В годы Второй мировой войны в Соединенном Королевстве Черчилль воспринимался как настоящий спаситель нации. После войны этот ореол немного поблек, поскольку Вторая мировая война закончилась для Англии весьма плачевно. Находились историки и публицисты, утверждавшие, что Британская империя погибла и отныне Англия выступает лишь в унизительной роли сателлита Соединенных Штатов. Обвиняли же в этом Черчилля, который, дескать, слишком много ностальгировал по славному прошлому, да к тому же был одержим навязчивой и вредной идеей о войне до победного конца и о безоговорочной капитуляции, чем привел Англию к истощению и упадку. В оправдание Черчилля надо сказать, что падение Британской империи, достижение независимости ее доминионами и колониями было процессом объективным, и остановить его не мог ни один политик. Во-вторых, в тотальной войне речь могла идти только о безоговорочной капитуляции, иначе любой мир превращался лишь в перемирие.
После прихода Гитлера к власти Черчилль активнее всех в Англии выступал против вооружения Германии, ревизии Версальского договора и политики «умиротворения». После заключения Мюнхенского соглашения Черчилль заявил в Палате общин: «У вас был выбор между войной и бесчестьем.
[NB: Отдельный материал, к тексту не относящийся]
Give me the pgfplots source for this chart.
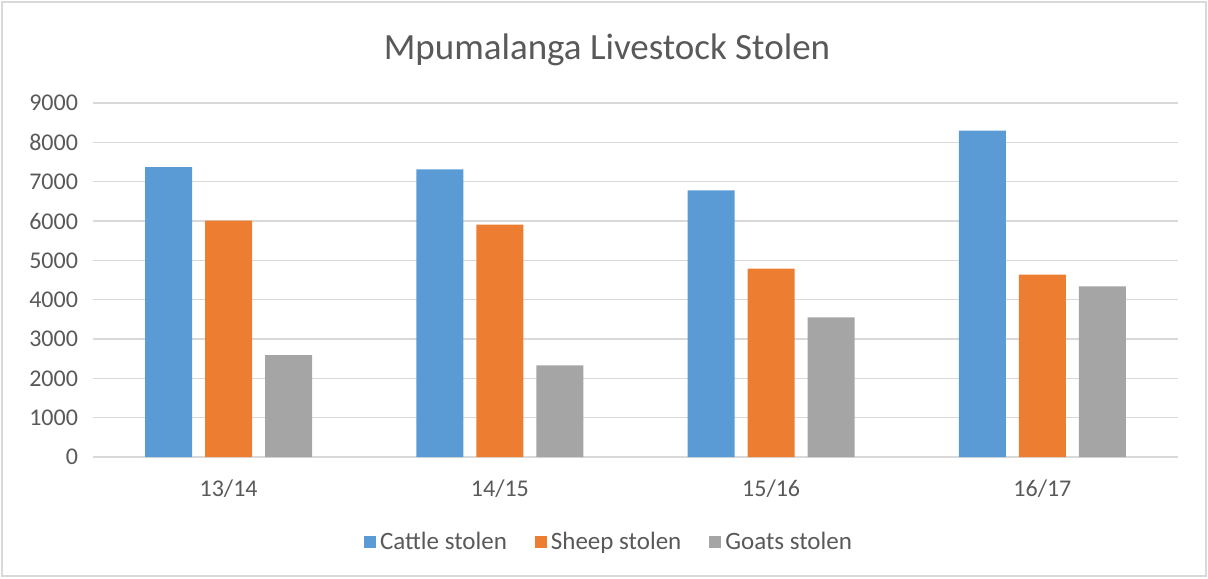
\documentclass[border=0pt]{standalone}
\usepackage{pgfplots}
\pgfplotsset{compat=1.18}
\usepackage{fontspec}
\setmainfont{Carlito}
\definecolor{cblue}{HTML}{5B9BD5}
\definecolor{corange}{HTML}{ED7D31}
\definecolor{cgray}{HTML}{A5A5A5}
\definecolor{gridc}{HTML}{D9D9D9}
\definecolor{txt}{HTML}{595959}
\begin{document}
\begin{tikzpicture}
\useasboundingbox (-46.5pt,-60.5pt) rectangle (557.5pt,228.5pt);
\draw[gridc,line width=0.8pt] (-45.5pt,-59.5pt) rectangle (556.5pt,227.5pt);
\begin{axis}[
  at={(0pt,0pt)}, anchor=south west,
  scale only axis, width=542.5pt, height=177pt,
  ybar=6.5pt, bar width=23.5pt,
  xmin=-0.5, xmax=3.5, ymin=0, ymax=9000,
  xtick=data, xticklabels={13/14,14/15,15/16,16/17},
  ytick={0,1000,...,9000},
  axis line style={draw=none},
  axis x line*=bottom, axis y line*=left,
  major tick length=0pt,
  ymajorgrids, grid style={gridc,line width=0.8pt},
  extra y ticks={0}, extra y tick style={grid style={gridc,line width=0.9pt}},
  extra y tick labels={},
  tick label style={font=\fontsize{12}{14}\selectfont, text=txt},
  /pgf/number format/assume math mode=true,
  /pgf/number format/1000 sep={},
  yticklabel style={xshift=-4pt},
  xticklabel style={yshift=-8pt},
  legend style={at={(0.4765,-0.24)}, anchor=center, draw=none, fill=none,
    font=\fontsize{12.5}{14}\selectfont, text=txt, legend columns=-1,
    /tikz/every even column/.append style={column sep=12pt}},
  legend image code/.code={\fill[#1,draw=none] (0pt,-3pt) rectangle (6pt,3pt);},
]
\addplot[fill=cblue, draw=none] coordinates {(0,7367) (1,7310) (2,6780) (3,8300)};
\addplot[fill=corange, draw=none] coordinates {(0,6010) (1,5910) (2,4790) (3,4640)};
\addplot[fill=cgray, draw=none] coordinates {(0,2590) (1,2330) (2,3550) (3,4340)};
\legend{Cattle stolen, Sheep stolen, Goats stolen}
\end{axis}
\node[text=txt, font=\fontsize{18.5}{22}\selectfont] at (257pt,203.5pt) {Mpumalanga Livestock Stolen};
\end{tikzpicture}
\end{document}
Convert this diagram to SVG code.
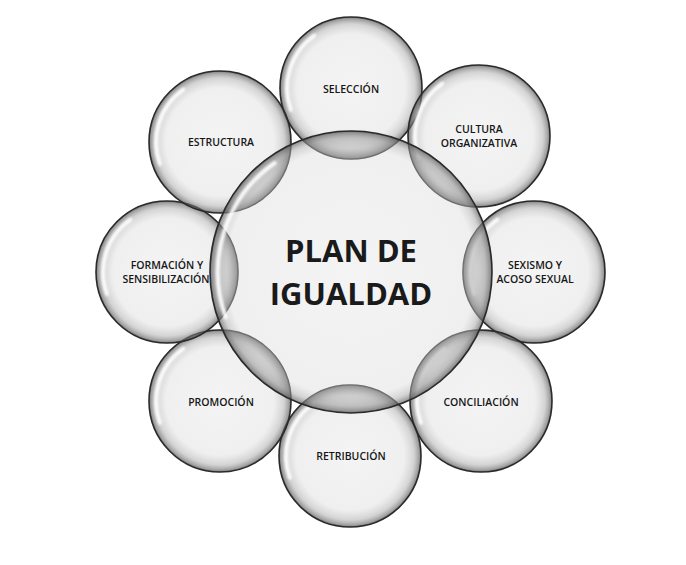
<svg xmlns="http://www.w3.org/2000/svg" width="686" height="565" viewBox="0 0 686 565">
<defs>
<radialGradient id="gb" cx="0.5" cy="0.5" r="0.5">
<stop offset="0" stop-color="#dcdcdc" stop-opacity="0.32"/>
<stop offset="0.76" stop-color="#d6d6d6" stop-opacity="0.38"/>
<stop offset="0.9" stop-color="#a8a8a8" stop-opacity="0.5"/>
<stop offset="0.975" stop-color="#6a6a6a" stop-opacity="0.65"/>
<stop offset="1" stop-color="#4a4a4a" stop-opacity="0.8"/>
</radialGradient>
<radialGradient id="gc" cx="0.5" cy="0.5" r="0.5">
<stop offset="0" stop-color="#dcdcdc" stop-opacity="0.32"/>
<stop offset="0.88" stop-color="#d6d6d6" stop-opacity="0.38"/>
<stop offset="0.95" stop-color="#a8a8a8" stop-opacity="0.5"/>
<stop offset="0.988" stop-color="#6a6a6a" stop-opacity="0.65"/>
<stop offset="1" stop-color="#4a4a4a" stop-opacity="0.8"/>
</radialGradient>
<radialGradient id="gl" cx="0.5" cy="0.5" r="0.5">
<stop offset="0.55" stop-color="#a0a0a0" stop-opacity="0.3"/>
<stop offset="0.85" stop-color="#9a9a9a" stop-opacity="0.35"/>
<stop offset="1" stop-color="#555555" stop-opacity="0.55"/>
</radialGradient>
<clipPath id="cc"><circle cx="351" cy="272" r="141"/></clipPath>
<filter id="bl" x="-20%" y="-20%" width="140%" height="140%"><feGaussianBlur stdDeviation="1.2"/></filter>
</defs>
<style>
.bub{fill:url(#gb);stroke:#2a2a2a;stroke-width:1.6}
.big{fill:url(#gc);stroke:#2a2a2a;stroke-width:1.6}
.lens{fill:url(#gl);stroke:none}
.hl{fill:none;stroke:#ffffff;stroke-width:4;stroke-linecap:round;opacity:0.9;filter:url(#bl)}
.lb{font-family:"Open Sans","Liberation Sans",sans-serif;font-weight:600;font-size:10.5px;fill:#161616;text-anchor:middle}
.tt{font-family:"Open Sans","Liberation Sans",sans-serif;font-weight:700;font-size:31px;fill:#1a1a1a;text-anchor:middle}
</style>
<rect width="686" height="565" fill="#ffffff"/>
<g id="connectors"></g>
<g id="seleccion" transform="translate(351,88)">
<circle class="bub" r="71"/>
<path class="hl" d="M-60.1 21.9A64 64 0 0 1-36.7-52.4"/>
<text class="lb" x="0" y="4.7">SELECCIÓN</text>
</g>
<g id="cultura" transform="translate(479,136)">
<circle class="bub" r="71"/>
<path class="hl" d="M-60.1 21.9A64 64 0 0 1-36.7-52.4"/>
<text class="lb" x="0" y="-3.3">CULTURA</text>
<text class="lb" x="0" y="10.7">ORGANIZATIVA</text>
</g>
<g id="sexismo" transform="translate(534,272)">
<circle class="bub" r="71"/>
<path class="hl" d="M-60.1 21.9A64 64 0 0 1-36.7-52.4"/>
<text class="lb" x="1" y="-2.7">SEXISMO Y</text>
<text class="lb" x="1" y="11.3">ACOSO SEXUAL</text>
</g>
<g id="conciliacion" transform="translate(481,401)">
<circle class="bub" r="71"/>
<path class="hl" d="M-60.1 21.9A64 64 0 0 1-36.7-52.4"/>
<text class="lb" x="0" y="5">CONCILIACIÓN</text>
</g>
<g id="retribucion" transform="translate(350,456)">
<circle class="bub" r="71"/>
<path class="hl" d="M-60.1 21.9A64 64 0 0 1-36.7-52.4"/>
<text class="lb" x="1" y="4">RETRIBUCIÓN</text>
</g>
<g id="promocion" transform="translate(220,401)">
<circle class="bub" r="71"/>
<path class="hl" d="M-60.1 21.9A64 64 0 0 1-36.7-52.4"/>
<text class="lb" x="1" y="5">PROMOCIÓN</text>
</g>
<g id="formacion" transform="translate(167,272)">
<circle class="bub" r="71"/>
<path class="hl" d="M-60.1 21.9A64 64 0 0 1-36.7-52.4"/>
<text class="lb" x="0" y="-2.7">FORMACIÓN Y</text>
<text class="lb" x="-1" y="11.3">SENSIBILIZACIÓN</text>
</g>
<g id="estructura" transform="translate(220,142)">
<circle class="bub" r="71"/>
<path class="hl" d="M-60.1 21.9A64 64 0 0 1-36.7-52.4"/>
<text class="lb" x="1" y="4">ESTRUCTURA</text>
</g>
<g id="plan">
<g clip-path="url(#cc)">
<circle class="lens" cx="351" cy="88" r="71"/>
<circle class="lens" cx="479" cy="136" r="71"/>
<circle class="lens" cx="534" cy="272" r="71"/>
<circle class="lens" cx="481" cy="401" r="71"/>
<circle class="lens" cx="350" cy="456" r="71"/>
<circle class="lens" cx="220" cy="401" r="71"/>
<circle class="lens" cx="167" cy="272" r="71"/>
<circle class="lens" cx="220" cy="142" r="71"/>
</g>
<g transform="translate(351,272)">
<circle class="big" r="141"/>
<path class="hl" d="M-125.1 45.5A133 133 0 0 1-76.3-109"/>
<text class="tt" x="0" y="-10.5">PLAN DE</text>
<text class="tt" x="0" y="33">IGUALDAD</text>
</g>
</g>
</svg>
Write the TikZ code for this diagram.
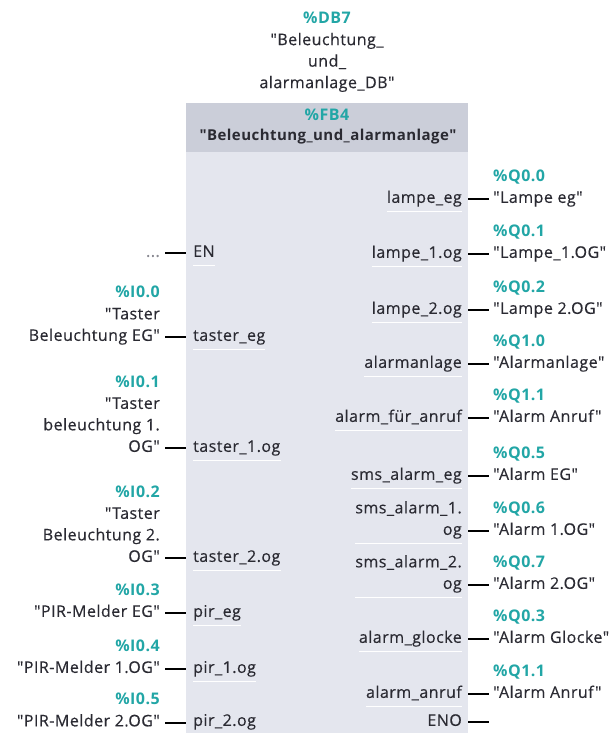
\documentclass[tikz,border=0pt]{standalone}
\usepackage{fontspec}
% plain straight quotes: no TeX ligature mapping on this family
\newfontfamily\diagfont{Open Sans}[LetterSpace=3, UprightFeatures={FakeBold=0.35}]
\definecolor{addr}{HTML}{22A6A6}
\definecolor{ink}{HTML}{2A2A32}
\definecolor{hdr}{HTML}{CBCED9}
\definecolor{fbbody}{HTML}{E4E6EE}
\definecolor{dots}{HTML}{8A8A92}
\newcommand{\addrtag}[1]{\textcolor{addr}{\bfseries #1}}
\begin{document}
\begin{tikzpicture}[x=1pt,y=-1pt,
  every node/.style={font=\diagfont\fontsize{16}{21.5}\selectfont, text=ink, inner sep=0pt},
  blockbody/.style={fill=fbbody, minimum width=282pt, minimum height=632pt, anchor=north west},
  inpin/.style={anchor=south west, inner xsep=7pt, inner ysep=1.5pt, align=left,
    append after command={\pgfextra{\draw[white, line width=0.8pt]
      (\tikzlastnode.south west) ++(7pt,0) -- ([xshift=-7pt]\tikzlastnode.south east);}}},
  outpin/.style={anchor=south east, inner xsep=6pt, inner ysep=1.5pt, align=right,
    append after command={\pgfextra{\draw[white, line width=0.8pt]
      (\tikzlastnode.south west) ++(6pt,0) -- ([xshift=-6pt]\tikzlastnode.south east);}}},
  inlabel/.style={anchor=south east, inner xsep=5pt, inner ysep=0pt, align=right},
  outlabel/.style={anchor=south west, inner xsep=4pt, inner ysep=0pt, align=left},
  wire/.style={draw=black, line width=2pt},
]
\useasboundingbox (0,0) rectangle (610,733);

% instance data block above the call
\node[align=center] (db) at (327,52) {\addrtag{\%DB7}\\"Beleuchtung\_\\und\_\\alarmanlage\_DB"};

% function block body and header
\node[blockbody] (fb) at (186,103) {};
\fill[hdr] (fb.north west) rectangle ([yshift=-49pt]fb.north east);
\node[font=\diagfont\fontsize{16}{21.5}\selectfont\bfseries, text=addr] (fbnum) at (327,115) {\%FB4};
\node[font=\diagfont\fontsize{15}{21.5}\selectfont\bfseries] (fbname) at (328,137) {"Beleuchtung\_und\_alarmanlage"};

% input pins
\node[inpin] (en)   at (186,265) {EN\strut};
\node[inpin] (tseg) at (186,349) {taster\_eg\strut};
\node[inpin] (ts1)  at (186,460) {taster\_1.og\strut};
\node[inpin] (ts2)  at (186,570) {taster\_2.og\strut};
\node[inpin] (pireg) at (186,625) {pir\_eg\strut};
\node[inpin] (pir1) at (186,681) {pir\_1.og\strut};
\node[inpin] (pir2) at (186,734) {pir\_2.og\strut};

% output pins
\node[outpin] (lpeg) at (468,211) {lampe\_eg\strut};
\node[outpin] (lp1)  at (468,266) {lampe\_1.og\strut};
\node[outpin] (lp2)  at (468,322) {lampe\_2.og\strut};
\node[outpin] (alm)  at (468,376) {alarmanlage\strut};
\node[outpin] (alfa) at (468,430) {alarm\_für\_anruf\strut};
\node[outpin] (smseg) at (468,488) {sms\_alarm\_eg\strut};
\node[outpin] (sms1) at (468,543) {sms\_alarm\_1.\\og\strut};
\node[outpin] (sms2) at (468,597) {sms\_alarm\_2.\\og\strut};
\node[outpin] (glo)  at (468,651) {alarm\_glocke\strut};
\node[outpin] (anr)  at (468,706) {alarm\_anruf\strut};
\node[outpin] (eno)  at (468,734) {ENO\strut};

% operands on the inputs
\node[inlabel] (x_en)  at (165,263.5) {\textcolor{dots}{...}\strut};
\node[inlabel] (x_tseg) at (165,347.5) {\addrtag{\%I0.0}\\"Taster\\Beleuchtung EG"\strut};
\node[inlabel] (x_ts1) at (165,458.5) {\addrtag{\%I0.1}\\"Taster\\beleuchtung 1.\\OG"\strut};
\node[inlabel] (x_ts2) at (165,568.5) {\addrtag{\%I0.2}\\"Taster\\Beleuchtung 2.\\OG"\strut};
\node[inlabel] (x_pireg) at (165,623.5) {\addrtag{\%I0.3}\\"PIR-Melder EG"\strut};
\node[inlabel] (x_pir1) at (165,679.5) {\addrtag{\%I0.4}\\"PIR-Melder 1.OG"\strut};
\node[inlabel] (x_pir2) at (165,733) {\addrtag{\%I0.5}\\"PIR-Melder 2.OG"\strut};

% operands on the outputs
\node[outlabel] (y_lpeg) at (489,209.5) {\addrtag{\%Q0.0}\\"Lampe eg"\strut};
\node[outlabel] (y_lp1)  at (489,264.5) {\addrtag{\%Q0.1}\\"Lampe\_1.OG"\strut};
\node[outlabel] (y_lp2)  at (489,320.5) {\addrtag{\%Q0.2}\\"Lampe 2.OG"\strut};
\node[outlabel] (y_alm)  at (489,374.5) {\addrtag{\%Q1.0}\\"Alarmanlage"\strut};
\node[outlabel] (y_alfa) at (489,428.5) {\addrtag{\%Q1.1}\\"Alarm Anruf"\strut};
\node[outlabel] (y_smseg) at (489,486.5) {\addrtag{\%Q0.5}\\"Alarm EG"\strut};
\node[outlabel] (y_sms1) at (489,541.5) {\addrtag{\%Q0.6}\\"Alarm 1.OG"\strut};
\node[outlabel] (y_sms2) at (489,595.5) {\addrtag{\%Q0.7}\\"Alarm 2.OG"\strut};
\node[outlabel] (y_glo)  at (489,649.5) {\addrtag{\%Q0.3}\\"Alarm Glocke"\strut};
\node[outlabel] (y_anr)  at (489,704.5) {\addrtag{\%Q1.1}\\"Alarm Anruf"\strut};
\coordinate (y_eno) at (489,722);

% input connections
\foreach \src/\dst in {x_en/en, x_tseg/tseg, x_ts1/ts1, x_ts2/ts2, x_pireg/pireg, x_pir1/pir1, x_pir2/pir2}
  \draw[wire] ([yshift=10.5pt]\src.south east) -- ([yshift=10.5pt]\src.south east -| \dst.west);

% output connections
\foreach \src/\dst in {lpeg/y_lpeg, lp1/y_lp1, lp2/y_lp2, alm/y_alm, alfa/y_alfa, smseg/y_smseg, sms1/y_sms1, sms2/y_sms2, glo/y_glo, anr/y_anr}
  \draw[wire] ([yshift=12pt]\src.south east) -- ([yshift=12pt]\src.south east -| \dst.west);
\draw[wire] ([yshift=12pt]eno.south east) -- (eno.south east |- y_eno) -- (y_eno);
\end{tikzpicture}
\end{document}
Вы выбрали бесчестье, теперь вы получите войну… Боюсь, что теперь Чехословакия не сможет сохранить свою политическую независимость. Вот увидите, пройдет какое-то время, может быть, годы, а может быть, месяцы, и нацистская Германия поглотит ее… Мы потерпели поражение, не участвуя в войне, и последствия этого поражения еще долго будут напоминать о себе… Не думайте, что опасность миновала. Это еще далеко не конец, это только начало грандиозного сведения счетов. Это лишь первый тревожный звонок. Мы лишь омочили губы в чаше бедствий, из которой мы будем пить не один год, если не сделаем последнего усилия, чтобы вновь обрести бодрость духа и силы сражаться».